§ Given information:
'''
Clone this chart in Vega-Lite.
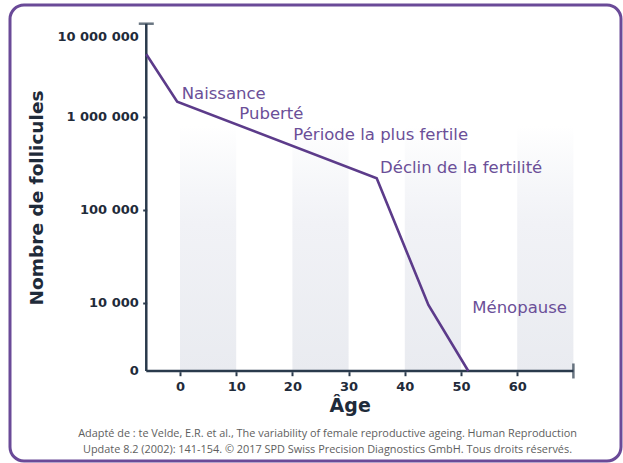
{
  "$schema": "https://vega.github.io/schema/vega-lite/v6.json",
  "width": 611,
  "height": 456,
  "autosize": {"type": "none"},
  "padding": {"left": 10, "top": 5, "right": 2, "bottom": 2},
  "background": "#ffffff",
  "config": {
    "view": {"stroke": "#6a4a98", "strokeWidth": 3, "cornerRadius": 14, "fill": "#ffffff"}
  },
  "title": {
    "text": [
      "Adapté de : te Velde, E.R. et al., The variability of female reproductive ageing. Human Reproduction",
      "Update 8.2 (2002): 141-154. © 2017 SPD Swiss Precision Diagnostics GmbH. Tous droits réservés."
    ],
    "orient": "bottom",
    "anchor": "middle",
    "frame": "group",
    "offset": -33,
    "dx": 12,
    "font": "Open Sans",
    "fontSize": 10.9,
    "fontWeight": "normal",
    "color": "#5e5e5e",
    "lineHeight": 16
  },
  "datasets": {
    "curve": [
      {"age": -6, "value": 4700000},
      {"age": -0.5, "value": 1450000},
      {"age": 35, "value": 218000},
      {"age": 44.2, "value": 9440},
      {"age": 51.3, "value": 1845}
    ],
    "stripes": [
      {"age": 0, "age2": 10, "value": 1845, "value2": 800000},
      {"age": 20, "age2": 30, "value": 1845, "value2": 800000},
      {"age": 40, "age2": 50, "value": 1845, "value2": 800000},
      {"age": 60, "age2": 70, "value": 1845, "value2": 800000}
    ],
    "axislines": [
      {"age": -6, "age2": -6, "value": 1845, "value2": 10000000},
      {"age": -6, "age2": 70, "value": 1845, "value2": 1845}
    ],
    "topcap": [{"age": -6, "value": 10000000}],
    "rightcap": [{"age": 70, "value": 1845}],
    "labels": [
      {"age": 0.3, "value": 1740000, "label": "Naissance"},
      {"age": 10.55, "value": 1070000, "label": "Puberté"},
      {"age": 20.17, "value": 635000, "label": "Période la plus fertile"},
      {"age": 35.6, "value": 279000, "label": "Déclin de la fertilité"},
      {"age": 52.0, "value": 8830, "label": "Ménopause"}
    ]
  },
  "encoding": {
    "x": {
      "field": "age",
      "type": "quantitative",
      "scale": {"domain": [-30.25, 78.47], "nice": false, "zero": false},
      "axis": {
        "orient": "bottom",
        "offset": -89.3,
        "values": [0, 10, 20, 30, 40, 50, 60],
        "domain": false,
        "grid": false,
        "tickSize": 4,
        "tickWidth": 2,
        "tickColor": "#2a3a4c",
        "labelPadding": 4.3,
        "labelFont": "DejaVu Sans",
        "labelFontWeight": "bold",
        "labelFontSize": 13,
        "labelColor": "#1f2b3a",
        "title": "Âge",
        "titleFont": "DejaVu Sans",
        "titleFontWeight": "bold",
        "titleFontSize": 19,
        "titleColor": "#1f2b3a",
        "titleX": 339.7,
        "titleY": 40,
        "titleAlign": "center",
        "titleBaseline": "alphabetic"
      }
    },
    "y": {
      "field": "value",
      "type": "quantitative",
      "scale": {"type": "log", "domain": [198.6, 15890000], "nice": false},
      "axis": {
        "orient": "left",
        "offset": -136.7,
        "values": [1845, 10000, 100000, 1000000, 10000000],
        "labelExpr": "datum.value < 5000 ? '0' : datum.value < 50000 ? '10 000' : datum.value < 500000 ? '100 000' : datum.value < 5000000 ? '1 000 000' : '10 000 000'",
        "domain": false,
        "grid": false,
        "tickSize": 4,
        "tickWidth": 2,
        "tickColor": "#2a3a4c",
        "tickOpacity": {"condition": {"test": "datum.value < 5000 || datum.value > 5000000", "value": 0}, "value": 1},
        "labelOffset": {"condition": {"test": "datum.value > 5000000", "value": 12.5}, "value": 0},
        "labelPadding": 4.4,
        "labelFont": "DejaVu Sans",
        "labelFontWeight": "bold",
        "labelFontSize": 13,
        "labelColor": "#1f2b3a",
        "title": "Nombre de follicules",
        "titleFont": "DejaVu Sans",
        "titleFontWeight": "bold",
        "titleFontSize": 18.5,
        "titleColor": "#1f2b3a",
        "titleX": -110.7,
        "titleY": 192.5,
        "titleAngle": -90,
        "titleAlign": "center",
        "titleBaseline": "middle"
      }
    }
  },
  "layer": [
    {
      "data": {"name": "stripes"},
      "mark": {
        "type": "rect",
        "color": {
          "gradient": "linear",
          "x1": 0, "y1": 0, "x2": 0, "y2": 1,
          "stops": [
            {"offset": 0, "color": "rgba(238,240,245,0)"},
            {"offset": 0.4, "color": "#f1f2f6"},
            {"offset": 1, "color": "#e9ebf0"}
          ]
        }
      },
      "encoding": {
        "x2": {"field": "age2"},
        "y2": {"field": "value2"}
      }
    },
    {
      "data": {"name": "axislines"},
      "mark": {"type": "rule", "color": "#2a3a4c", "strokeWidth": 2.5},
      "encoding": {
        "x2": {"field": "age2"},
        "y2": {"field": "value2"}
      }
    },
    {
      "data": {"name": "topcap"},
      "mark": {"type": "tick", "orient": "horizontal", "color": "#2a3a4c", "size": 15, "thickness": 2.5},
      "encoding": {}
    },
    {
      "data": {"name": "rightcap"},
      "mark": {"type": "tick", "orient": "vertical", "color": "#2a3a4c", "size": 15, "thickness": 2.5},
      "encoding": {}
    },
    {
      "data": {"name": "curve"},
      "mark": {"type": "line", "color": "#5c3b8a", "strokeWidth": 2.6},
      "encoding": {}
    },
    {
      "data": {"name": "labels"},
      "mark": {"type": "text", "align": "left", "baseline": "middle", "font": "DejaVu Sans", "fontSize": 16.5, "color": "#6b4f98"},
      "encoding": {"text": {"field": "label"}}
    }
  ]
}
'''
Omit every picture, then reproduce the rest of the listing exactly.

Clone this chart in Vega-Lite.
{
  "$schema": "https://vega.github.io/schema/vega-lite/v6.json",
  "width": 611,
  "height": 456,
  "autosize": {"type": "none"},
  "padding": {"left": 10, "top": 5, "right": 2, "bottom": 2},
  "background": "#ffffff",
  "config": {
    "view": {"stroke": "#6a4a98", "strokeWidth": 3, "cornerRadius": 14, "fill": "#ffffff"}
  },
  "title": {
    "text": [
      "Adapté de : te Velde, E.R. et al., The variability of female reproductive ageing. Human Reproduction",
      "Update 8.2 (2002): 141-154. © 2017 SPD Swiss Precision Diagnostics GmbH. Tous droits réservés."
    ],
    "orient": "bottom",
    "anchor": "middle",
    "frame": "group",
    "offset": -33,
    "dx": 12,
    "font": "Open Sans",
    "fontSize": 10.9,
    "fontWeight": "normal",
    "color": "#5e5e5e",
    "lineHeight": 16
  },
  "datasets": {
    "curve": [
      {"age": -6, "value": 4700000},
      {"age": -0.5, "value": 1450000},
      {"age": 35, "value": 218000},
      {"age": 44.2, "value": 9440},
      {"age": 51.3, "value": 1845}
    ],
    "stripes": [
      {"age": 0, "age2": 10, "value": 1845, "value2": 800000},
      {"age": 20, "age2": 30, "value": 1845, "value2": 800000},
      {"age": 40, "age2": 50, "value": 1845, "value2": 800000},
      {"age": 60, "age2": 70, "value": 1845, "value2": 800000}
    ],
    "axislines": [
      {"age": -6, "age2": -6, "value": 1845, "value2": 10000000},
      {"age": -6, "age2": 70, "value": 1845, "value2": 1845}
    ],
    "topcap": [{"age": -6, "value": 10000000}],
    "rightcap": [{"age": 70, "value": 1845}],
    "labels": [
      {"age": 0.3, "value": 1740000, "label": "Naissance"},
      {"age": 10.55, "value": 1070000, "label": "Puberté"},
      {"age": 20.17, "value": 635000, "label": "Période la plus fertile"},
      {"age": 35.6, "value": 279000, "label": "Déclin de la fertilité"},
      {"age": 52.0, "value": 8830, "label": "Ménopause"}
    ]
  },
  "encoding": {
    "x": {
      "field": "age",
      "type": "quantitative",
      "scale": {"domain": [-30.25, 78.47], "nice": false, "zero": false},
      "axis": {
        "orient": "bottom",
        "offset": -89.3,
        "values": [0, 10, 20, 30, 40, 50, 60],
        "domain": false,
        "grid": false,
        "tickSize": 4,
        "tickWidth": 2,
        "tickColor": "#2a3a4c",
        "labelPadding": 4.3,
        "labelFont": "DejaVu Sans",
        "labelFontWeight": "bold",
        "labelFontSize": 13,
        "labelColor": "#1f2b3a",
        "title": "Âge",
        "titleFont": "DejaVu Sans",
        "titleFontWeight": "bold",
        "titleFontSize": 19,
        "titleColor": "#1f2b3a",
        "titleX": 339.7,
        "titleY": 40,
        "titleAlign": "center",
        "titleBaseline": "alphabetic"
      }
    },
    "y": {
      "field": "value",
      "type": "quantitative",
      "scale": {"type": "log", "domain": [198.6, 15890000], "nice": false},
      "axis": {
        "orient": "left",
        "offset": -136.7,
        "values": [1845, 10000, 100000, 1000000, 10000000],
        "labelExpr": "datum.value < 5000 ? '0' : datum.value < 50000 ? '10 000' : datum.value < 500000 ? '100 000' : datum.value < 5000000 ? '1 000 000' : '10 000 000'",
        "domain": false,
        "grid": false,
        "tickSize": 4,
        "tickWidth": 2,
        "tickColor": "#2a3a4c",
        "tickOpacity": {"condition": {"test": "datum.value < 5000 || datum.value > 5000000", "value": 0}, "value": 1},
        "labelOffset": {"condition": {"test": "datum.value > 5000000", "value": 12.5}, "value": 0},
        "labelPadding": 4.4,
        "labelFont": "DejaVu Sans",
        "labelFontWeight": "bold",
        "labelFontSize": 13,
        "labelColor": "#1f2b3a",
        "title": "Nombre de follicules",
        "titleFont": "DejaVu Sans",
        "titleFontWeight": "bold",
        "titleFontSize": 18.5,
        "titleColor": "#1f2b3a",
        "titleX": -110.7,
        "titleY": 192.5,
        "titleAngle": -90,
        "titleAlign": "center",
        "titleBaseline": "middle"
      }
    }
  },
  "layer": [
    {
      "data": {"name": "stripes"},
      "mark": {
        "type": "rect",
        "color": {
          "gradient": "linear",
          "x1": 0, "y1": 0, "x2": 0, "y2": 1,
          "stops": [
            {"offset": 0, "color": "rgba(238,240,245,0)"},
            {"offset": 0.4, "color": "#f1f2f6"},
            {"offset": 1, "color": "#e9ebf0"}
          ]
        }
      },
      "encoding": {
        "x2": {"field": "age2"},
        "y2": {"field": "value2"}
      }
    },
    {
      "data": {"name": "axislines"},
      "mark": {"type": "rule", "color": "#2a3a4c", "strokeWidth": 2.5},
      "encoding": {
        "x2": {"field": "age2"},
        "y2": {"field": "value2"}
      }
    },
    {
      "data": {"name": "topcap"},
      "mark": {"type": "tick", "orient": "horizontal", "color": "#2a3a4c", "size": 15, "thickness": 2.5},
      "encoding": {}
    },
    {
      "data": {"name": "rightcap"},
      "mark": {"type": "tick", "orient": "vertical", "color": "#2a3a4c", "size": 15, "thickness": 2.5},
      "encoding": {}
    },
    {
      "data": {"name": "curve"},
      "mark": {"type": "line", "color": "#5c3b8a", "strokeWidth": 2.6},
      "encoding": {}
    },
    {
      "data": {"name": "labels"},
      "mark": {"type": "text", "align": "left", "baseline": "middle", "font": "DejaVu Sans", "fontSize": 16.5, "color": "#6b4f98"},
      "encoding": {"text": {"field": "label"}}
    }
  ]
}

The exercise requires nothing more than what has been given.